Bom, não existia nada para ser conquistado. Mas eu não sentia, porque quando, por exemplo, surgiu a oportunidade de estudar, foi tudo sendo resolvido. As barreiras foram suplantadas até com uma certa facilidade. Eu não lembro de esforço. Não foi brincadeira voltar a estudar, eu estava há seis anos fazendo mil tratamentos, ficava mais deitada porque como era problema na retina não podia ter vibração. Durante muito tempo fiquei em um hotel fazenda em Valinhos e não podia andar mais de cem metros por dia. Fiz tratamentos, tomei remédios para operar o olho esquerdo, porque do direito fiquei totalmente cega. Não teve o que fazer. E ninguém até hoje sabe qual foi a causa. Freqüentei a Caetano de Campos, fugia da aula como todo mundo, voltei a ir ao cinema porque eu sabia um pouco de inglês e também tinha os filmes em francês… Espanhol não tinha problemas. Com três ou quatro línguas a gente se vira, não é? Eu participei integralmente de tudo, de todos os trabalhos de grupo, e eu, claro, pensava na pessoa cega. Hoje, por exemplo, falo com os designers que quando eles bolam as coisas, eles têm que pensar que no mundo não há somente pessoas de audição normal, de visão normal. Eles precisam pensar também nas possibilidades porque isso vai facilitar a vida de todo mundo.

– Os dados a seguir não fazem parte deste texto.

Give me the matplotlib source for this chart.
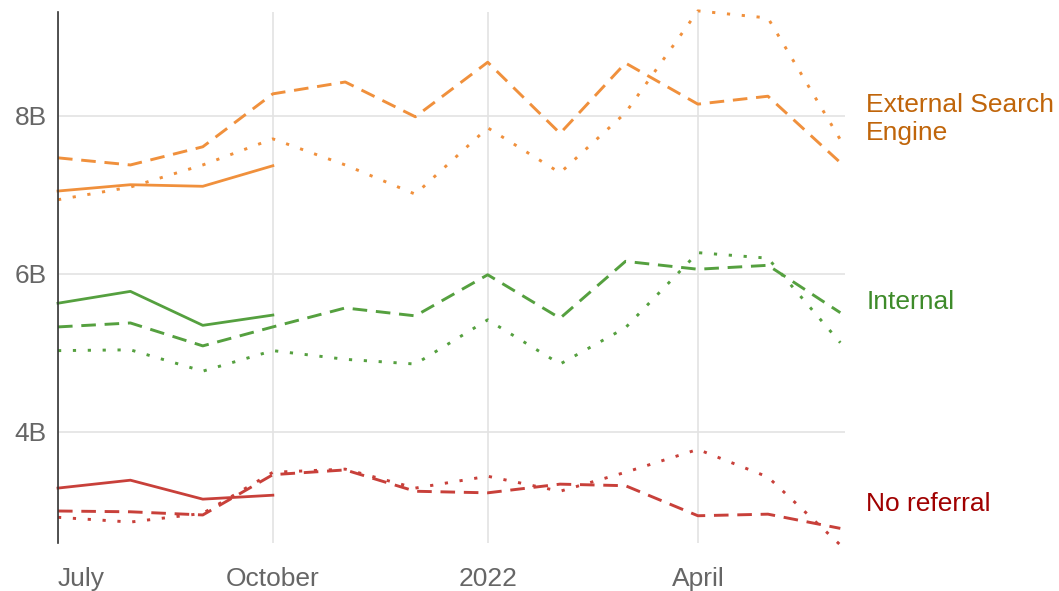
import matplotlib
matplotlib.use("Agg")
import matplotlib.pyplot as plt
import datetime as dt

months = ["2021-07-01", "2021-08-01", "2021-09-01", "2021-10-01", "2021-11-01", "2021-12-01",
          "2022-01-01", "2022-02-01", "2022-03-01", "2022-04-01", "2022-05-01", "2022-06-01"]

ext_solid = [7.05, 7.13, 7.11, 7.37]
ext_dashed = [7.47, 7.38, 7.61, 8.28, 8.43, 7.99, 8.68, 7.78, 8.67, 8.15, 8.25, 7.41]
ext_dotted = [6.94, 7.10, 7.38, 7.71, 7.38, 7.01, 7.85, 7.28, 8.04, 9.33, 9.24, 7.70]

int_solid = [5.63, 5.78, 5.35, 5.48]
int_dashed = [5.33, 5.38, 5.09, 5.33, 5.57, 5.47, 5.99, 5.44, 6.16, 6.06, 6.11, 5.51]
int_dotted = [5.03, 5.04, 4.77, 5.03, 4.92, 4.86, 5.42, 4.86, 5.32, 6.27, 6.20, 5.13]

nor_solid = [3.29, 3.39, 3.15, 3.20]
nor_dashed = [3.00, 2.99, 2.95, 3.46, 3.52, 3.25, 3.23, 3.34, 3.32, 2.94, 2.96, 2.78]
nor_dotted = [2.92, 2.86, 2.97, 3.49, 3.53, 3.29, 3.44, 3.25, 3.49, 3.78, 3.43, 2.57]

series_labels = ["External Search\nEngine", "Internal", "No referral"]
line_colors = ["#F0903C", "#55A03F", "#C8403A"]
label_colors = ["#C0650A", "#3E8B2A", "#A00000"]
label_y = [7.96, 5.64, 3.09]

ytick_vals = [4, 6, 8]
ytick_labels = ["4B", "6B", "8B"]
xtick_dates = ["2021-07-01", "2021-10-01", "2022-01-01", "2022-04-01"]
xtick_labels = ["July", "October", "2022", "April"]

plt.rcParams['font.family'] = ['Liberation Sans', 'DejaVu Sans']

W, H = 1059, 591
fig = plt.figure(figsize=(W / 100, H / 100), dpi=100)
ax = fig.add_axes([58 / W, 1 - 543 / H, (845 - 58) / W, (543 - 12) / H])

x = [dt.datetime.strptime(m, "%Y-%m-%d") for m in months]

groups = [(ext_solid, ext_dashed, ext_dotted),
          (int_solid, int_dashed, int_dotted),
          (nor_solid, nor_dashed, nor_dotted)]

for (s, d, o), c in zip(groups, line_colors):
    ax.plot(x, o, color=c, lw=2.1, dashes=(1.1, 4.0), dash_capstyle='butt', clip_on=False, zorder=3)
    ax.plot(x, d, color=c, lw=2.1, dashes=(5.0, 3.0), clip_on=False, zorder=3)
    ax.plot(x[:len(s)], s, color=c, lw=2.0, clip_on=False, zorder=4)

ax.set_ylim(2.595, 9.316)
ax.set_xlim(x[0], x[-1] + dt.timedelta(days=2))

ax.set_yticks(ytick_vals)
ax.set_yticklabels(ytick_labels)
xt = [dt.datetime.strptime(d, "%Y-%m-%d") for d in xtick_dates]
ax.set_xticks(xt)
ax.set_xticklabels(xtick_labels)
for i, lab in enumerate(ax.get_xticklabels()):
    if i == 0:
        lab.set_horizontalalignment('left')

ax.tick_params(axis='both', length=0, labelsize=19, labelcolor="#666666")
ax.tick_params(axis='x', pad=17)
ax.tick_params(axis='y', pad=8)
ax.grid(True, color="#E3E3E3", lw=1.2)
ax.set_axisbelow(True)
for sp in ["top", "right", "bottom"]:
    ax.spines[sp].set_visible(False)
ax.spines["left"].set_color("#333333")
ax.spines["left"].set_linewidth(1.2)
ax.spines["left"].set_zorder(5)

for lab, col, yv in zip(series_labels, label_colors, label_y):
    ax.text(1.027, yv, lab, transform=ax.get_yaxis_transform(), color=col,
            fontsize=19, ha='left', va='center', linespacing=1.22, clip_on=False)

fig.savefig("out.png", dpi=100)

Para a senhora, hoje, o que representa a Fundação Dorina Nowill?
la é uma organização da comunidade, uma ong, como se fala. É uma das mais antigas. Há muitas instituições, mas semelhantes à Fundação não, pois ela foi criada para facilitar o acesso das pessoas cegas a tudo o que precisam, como educação, saúde e trabalho. E, na época em que a criamos, o grande enfoque era o livro. Havia apenas uma empresa que produzia livros em Braile, o Instituto Benjamin Constant, escola do Governo Federal, no Rio de Janeiro. E precisávamos de livros. Eu aprendi o Braile no Instituto Padre Chico. Aprender a ler Braile é um indício de que você não vai voltar a ver. E, naquela época, havia apenas cartilhas e poucos livros em português e em francês em Braile. Depois que aprendi o Braile, no Padre Chico, fui para o Instituto Caetano de Campos. Eu tinha uns 23 anos. Nunca imaginei onde ia parar tudo isso. Quando eu iria imaginar o que é hoje? Mas nem pensar… Primeiro que, ao ficar cega, você nem se pergunta se isso pode acabar. Você faz mil tratamentos e ninguém pensa que vai ficar a vida inteira assim. De modo que a gente vai vivendo e as coisas vão se sucedendo. Tem uma hora em que se sente que as coisas não melhoram mesmo. Eu tive a sorte de logo aprender o Braile, depois ir para a Caetano de Campos, e a vida sempre foi muito movimentada. Sempre fui muito inclusiva. Isso de ficar no lado não está com nada! Meu sonho era que os cegos estudassem com quem enxerga. Na antiguidade, ao se estudar a história e a filosofia da educação de cegos, se vê que eles eram educados com pessoas videntes. Não tinha escolas para cegos. E havia teólogos cegos, filósofos… Teve até um cego, um físico, que trabalhou com (Isaac) Newton na teoria de luz e cor. Só depois, quando surgiram as escolas, é que começaram a separar. No início, trouxemos imprensa Braile para o Brasil e todo o planejamento de professores e técnicos. Foram as duas coisas essenciais para começar. Prédio nunca foi problema para nós. Eu dava aula de prevenção da cegueira no porão da Caetano de Campos. Depois fui para o terceiro andar. Às vezes, dizem que é preciso ter tudo para começar alguma coisa. Eu digo que é preciso ter alguma coisa. O tudo vem se você tiver sucesso.